**TASK:**
Repeat exactly the lines from the start of the material below up to and including the "import plotly.graph_objects as go" line.

**GIVEN DATA:**

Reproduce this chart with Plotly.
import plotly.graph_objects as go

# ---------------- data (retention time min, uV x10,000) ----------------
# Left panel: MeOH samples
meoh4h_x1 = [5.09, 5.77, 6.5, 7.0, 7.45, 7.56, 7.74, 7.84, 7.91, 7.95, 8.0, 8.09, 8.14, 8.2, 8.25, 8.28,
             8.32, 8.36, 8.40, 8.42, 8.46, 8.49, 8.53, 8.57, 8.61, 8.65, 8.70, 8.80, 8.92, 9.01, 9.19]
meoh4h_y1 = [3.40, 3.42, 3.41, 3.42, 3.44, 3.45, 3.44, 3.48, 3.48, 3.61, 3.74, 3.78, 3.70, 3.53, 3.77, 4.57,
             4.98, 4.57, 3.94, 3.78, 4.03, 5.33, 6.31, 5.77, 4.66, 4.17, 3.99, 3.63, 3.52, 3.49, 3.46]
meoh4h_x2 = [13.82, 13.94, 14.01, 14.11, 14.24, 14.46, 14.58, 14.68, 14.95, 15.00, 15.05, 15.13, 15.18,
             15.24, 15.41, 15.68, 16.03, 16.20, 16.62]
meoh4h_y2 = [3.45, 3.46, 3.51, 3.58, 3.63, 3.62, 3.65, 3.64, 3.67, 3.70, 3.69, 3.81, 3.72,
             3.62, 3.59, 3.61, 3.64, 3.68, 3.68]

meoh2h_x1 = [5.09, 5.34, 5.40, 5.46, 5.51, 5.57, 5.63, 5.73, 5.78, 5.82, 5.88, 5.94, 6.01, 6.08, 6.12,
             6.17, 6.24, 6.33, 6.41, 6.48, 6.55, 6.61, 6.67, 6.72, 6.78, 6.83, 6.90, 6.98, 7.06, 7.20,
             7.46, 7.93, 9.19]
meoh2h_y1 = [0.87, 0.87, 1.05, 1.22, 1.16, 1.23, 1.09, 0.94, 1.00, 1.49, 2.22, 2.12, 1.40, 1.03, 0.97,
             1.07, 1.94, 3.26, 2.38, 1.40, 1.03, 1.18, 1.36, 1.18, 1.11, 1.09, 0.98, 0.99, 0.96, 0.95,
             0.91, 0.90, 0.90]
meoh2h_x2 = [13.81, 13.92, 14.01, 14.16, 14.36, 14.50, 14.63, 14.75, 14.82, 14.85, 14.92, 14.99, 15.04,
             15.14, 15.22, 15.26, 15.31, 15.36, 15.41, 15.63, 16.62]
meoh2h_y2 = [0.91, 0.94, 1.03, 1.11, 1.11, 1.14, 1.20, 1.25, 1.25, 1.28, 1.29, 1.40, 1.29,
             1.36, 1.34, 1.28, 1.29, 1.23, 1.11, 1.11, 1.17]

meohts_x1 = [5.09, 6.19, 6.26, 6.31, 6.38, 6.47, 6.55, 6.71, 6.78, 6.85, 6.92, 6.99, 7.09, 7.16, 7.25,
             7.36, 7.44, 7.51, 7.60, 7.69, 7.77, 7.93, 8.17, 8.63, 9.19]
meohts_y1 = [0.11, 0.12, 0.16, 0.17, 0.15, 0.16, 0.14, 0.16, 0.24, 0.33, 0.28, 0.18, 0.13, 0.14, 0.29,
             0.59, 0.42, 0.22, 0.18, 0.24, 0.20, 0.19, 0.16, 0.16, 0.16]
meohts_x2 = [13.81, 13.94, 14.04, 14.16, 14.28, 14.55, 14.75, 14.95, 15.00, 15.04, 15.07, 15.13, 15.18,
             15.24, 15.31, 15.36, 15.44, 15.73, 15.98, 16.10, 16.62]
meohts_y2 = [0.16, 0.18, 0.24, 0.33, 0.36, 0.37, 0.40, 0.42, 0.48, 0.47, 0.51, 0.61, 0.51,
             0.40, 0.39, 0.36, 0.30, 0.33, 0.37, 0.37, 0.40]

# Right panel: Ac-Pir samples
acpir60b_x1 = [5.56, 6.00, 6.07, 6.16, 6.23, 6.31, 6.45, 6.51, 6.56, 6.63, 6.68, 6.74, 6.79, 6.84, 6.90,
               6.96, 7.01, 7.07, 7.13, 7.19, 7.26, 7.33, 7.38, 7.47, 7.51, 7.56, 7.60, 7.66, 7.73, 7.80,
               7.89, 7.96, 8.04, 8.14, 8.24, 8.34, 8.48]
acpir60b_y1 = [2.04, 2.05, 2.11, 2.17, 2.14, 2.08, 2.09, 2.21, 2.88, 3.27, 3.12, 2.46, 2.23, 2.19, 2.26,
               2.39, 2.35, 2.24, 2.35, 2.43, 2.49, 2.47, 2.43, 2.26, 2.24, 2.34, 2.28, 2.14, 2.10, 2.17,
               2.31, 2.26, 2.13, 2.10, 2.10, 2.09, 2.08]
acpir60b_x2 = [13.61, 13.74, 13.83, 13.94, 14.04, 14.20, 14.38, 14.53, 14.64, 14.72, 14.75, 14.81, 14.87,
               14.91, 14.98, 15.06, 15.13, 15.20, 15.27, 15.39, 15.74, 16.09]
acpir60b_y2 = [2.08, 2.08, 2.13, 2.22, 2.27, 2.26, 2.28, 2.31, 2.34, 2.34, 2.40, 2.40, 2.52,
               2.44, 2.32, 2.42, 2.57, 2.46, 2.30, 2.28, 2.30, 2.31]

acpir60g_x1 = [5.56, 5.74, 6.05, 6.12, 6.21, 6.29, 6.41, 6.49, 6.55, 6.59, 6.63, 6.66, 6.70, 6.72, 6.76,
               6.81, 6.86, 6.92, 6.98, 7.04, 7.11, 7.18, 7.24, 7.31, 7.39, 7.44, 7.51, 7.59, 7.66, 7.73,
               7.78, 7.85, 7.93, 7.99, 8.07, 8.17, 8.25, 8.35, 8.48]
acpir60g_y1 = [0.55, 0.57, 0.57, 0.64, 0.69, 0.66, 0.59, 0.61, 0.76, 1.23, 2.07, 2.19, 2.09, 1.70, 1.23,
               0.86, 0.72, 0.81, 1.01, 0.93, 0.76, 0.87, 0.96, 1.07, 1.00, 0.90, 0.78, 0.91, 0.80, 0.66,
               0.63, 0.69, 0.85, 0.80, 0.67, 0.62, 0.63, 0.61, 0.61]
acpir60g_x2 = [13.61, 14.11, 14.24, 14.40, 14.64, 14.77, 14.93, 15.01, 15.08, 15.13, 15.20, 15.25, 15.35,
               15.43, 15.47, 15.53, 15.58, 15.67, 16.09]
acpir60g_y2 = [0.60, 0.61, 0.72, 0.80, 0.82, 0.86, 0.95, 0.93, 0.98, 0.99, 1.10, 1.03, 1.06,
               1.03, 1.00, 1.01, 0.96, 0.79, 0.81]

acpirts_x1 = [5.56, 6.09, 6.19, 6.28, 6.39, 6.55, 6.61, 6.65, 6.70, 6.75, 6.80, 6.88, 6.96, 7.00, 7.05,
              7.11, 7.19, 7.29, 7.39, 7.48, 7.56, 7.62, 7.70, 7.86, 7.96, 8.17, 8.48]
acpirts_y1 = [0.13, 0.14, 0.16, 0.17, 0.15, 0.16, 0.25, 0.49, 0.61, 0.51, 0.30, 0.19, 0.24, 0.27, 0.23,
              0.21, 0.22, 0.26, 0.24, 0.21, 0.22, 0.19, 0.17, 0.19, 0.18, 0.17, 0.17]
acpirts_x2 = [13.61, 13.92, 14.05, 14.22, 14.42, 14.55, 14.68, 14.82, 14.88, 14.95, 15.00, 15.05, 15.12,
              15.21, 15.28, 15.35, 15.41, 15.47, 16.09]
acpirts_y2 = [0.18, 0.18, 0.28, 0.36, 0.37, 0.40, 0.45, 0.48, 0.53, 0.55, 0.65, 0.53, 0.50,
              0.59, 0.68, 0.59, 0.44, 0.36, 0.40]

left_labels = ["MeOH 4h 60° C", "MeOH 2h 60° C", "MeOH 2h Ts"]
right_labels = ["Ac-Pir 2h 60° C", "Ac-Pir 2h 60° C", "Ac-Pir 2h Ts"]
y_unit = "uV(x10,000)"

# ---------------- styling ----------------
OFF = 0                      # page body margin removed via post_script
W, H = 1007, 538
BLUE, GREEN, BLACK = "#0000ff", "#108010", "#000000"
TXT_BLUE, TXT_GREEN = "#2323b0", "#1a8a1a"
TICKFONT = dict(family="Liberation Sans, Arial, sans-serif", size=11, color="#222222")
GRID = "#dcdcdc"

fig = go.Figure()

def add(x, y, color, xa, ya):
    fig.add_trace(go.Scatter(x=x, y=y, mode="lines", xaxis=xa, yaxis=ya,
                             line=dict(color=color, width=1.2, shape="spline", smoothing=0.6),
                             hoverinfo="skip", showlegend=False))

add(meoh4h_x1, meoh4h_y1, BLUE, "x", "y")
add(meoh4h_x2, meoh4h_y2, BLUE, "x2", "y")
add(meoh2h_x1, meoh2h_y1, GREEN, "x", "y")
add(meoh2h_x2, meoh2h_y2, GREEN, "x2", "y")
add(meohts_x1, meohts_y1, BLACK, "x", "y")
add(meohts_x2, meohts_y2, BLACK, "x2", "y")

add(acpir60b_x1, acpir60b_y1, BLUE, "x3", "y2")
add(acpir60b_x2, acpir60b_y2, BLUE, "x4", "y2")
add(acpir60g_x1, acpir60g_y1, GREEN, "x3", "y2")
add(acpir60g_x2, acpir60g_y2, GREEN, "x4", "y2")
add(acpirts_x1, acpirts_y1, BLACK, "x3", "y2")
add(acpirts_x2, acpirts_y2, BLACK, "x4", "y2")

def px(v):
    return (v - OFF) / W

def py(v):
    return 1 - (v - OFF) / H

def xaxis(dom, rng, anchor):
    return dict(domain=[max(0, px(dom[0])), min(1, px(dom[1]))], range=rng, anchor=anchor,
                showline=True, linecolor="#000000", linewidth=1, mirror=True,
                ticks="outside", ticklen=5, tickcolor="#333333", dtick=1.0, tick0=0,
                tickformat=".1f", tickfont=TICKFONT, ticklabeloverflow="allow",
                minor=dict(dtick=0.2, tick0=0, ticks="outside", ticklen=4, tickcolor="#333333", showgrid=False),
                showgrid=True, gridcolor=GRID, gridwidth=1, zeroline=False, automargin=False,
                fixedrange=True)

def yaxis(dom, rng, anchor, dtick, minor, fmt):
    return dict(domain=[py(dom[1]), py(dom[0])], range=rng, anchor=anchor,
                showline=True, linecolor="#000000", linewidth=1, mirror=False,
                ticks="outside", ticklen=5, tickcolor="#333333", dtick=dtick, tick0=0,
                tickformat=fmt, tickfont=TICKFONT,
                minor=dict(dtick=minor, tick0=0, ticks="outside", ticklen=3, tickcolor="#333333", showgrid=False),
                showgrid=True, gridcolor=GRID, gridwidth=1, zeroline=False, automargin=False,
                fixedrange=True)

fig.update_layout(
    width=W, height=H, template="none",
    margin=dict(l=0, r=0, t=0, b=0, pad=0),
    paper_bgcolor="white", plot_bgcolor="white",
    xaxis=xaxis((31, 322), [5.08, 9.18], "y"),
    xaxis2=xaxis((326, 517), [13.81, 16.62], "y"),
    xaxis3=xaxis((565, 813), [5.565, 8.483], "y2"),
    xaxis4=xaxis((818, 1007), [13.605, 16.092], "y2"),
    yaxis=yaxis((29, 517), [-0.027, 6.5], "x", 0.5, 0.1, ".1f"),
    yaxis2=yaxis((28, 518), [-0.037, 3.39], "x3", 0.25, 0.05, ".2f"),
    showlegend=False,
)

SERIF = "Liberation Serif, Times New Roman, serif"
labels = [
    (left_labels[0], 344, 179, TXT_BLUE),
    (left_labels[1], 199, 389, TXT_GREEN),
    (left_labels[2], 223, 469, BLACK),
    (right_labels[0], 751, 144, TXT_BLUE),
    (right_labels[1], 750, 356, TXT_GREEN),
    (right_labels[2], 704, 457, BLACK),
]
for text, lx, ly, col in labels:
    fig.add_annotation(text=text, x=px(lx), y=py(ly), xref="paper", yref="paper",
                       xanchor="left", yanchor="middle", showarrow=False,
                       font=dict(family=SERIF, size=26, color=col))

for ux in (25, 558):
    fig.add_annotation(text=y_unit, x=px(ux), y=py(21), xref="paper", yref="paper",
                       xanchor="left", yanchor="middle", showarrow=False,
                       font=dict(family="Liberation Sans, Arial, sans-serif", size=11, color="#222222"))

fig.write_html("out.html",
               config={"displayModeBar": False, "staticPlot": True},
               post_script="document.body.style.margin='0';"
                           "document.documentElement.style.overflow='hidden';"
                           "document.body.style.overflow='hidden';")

**RESPONSE FOR THIS EXERCISE:**
Reproduce this chart with Plotly.
import plotly.graph_objects as go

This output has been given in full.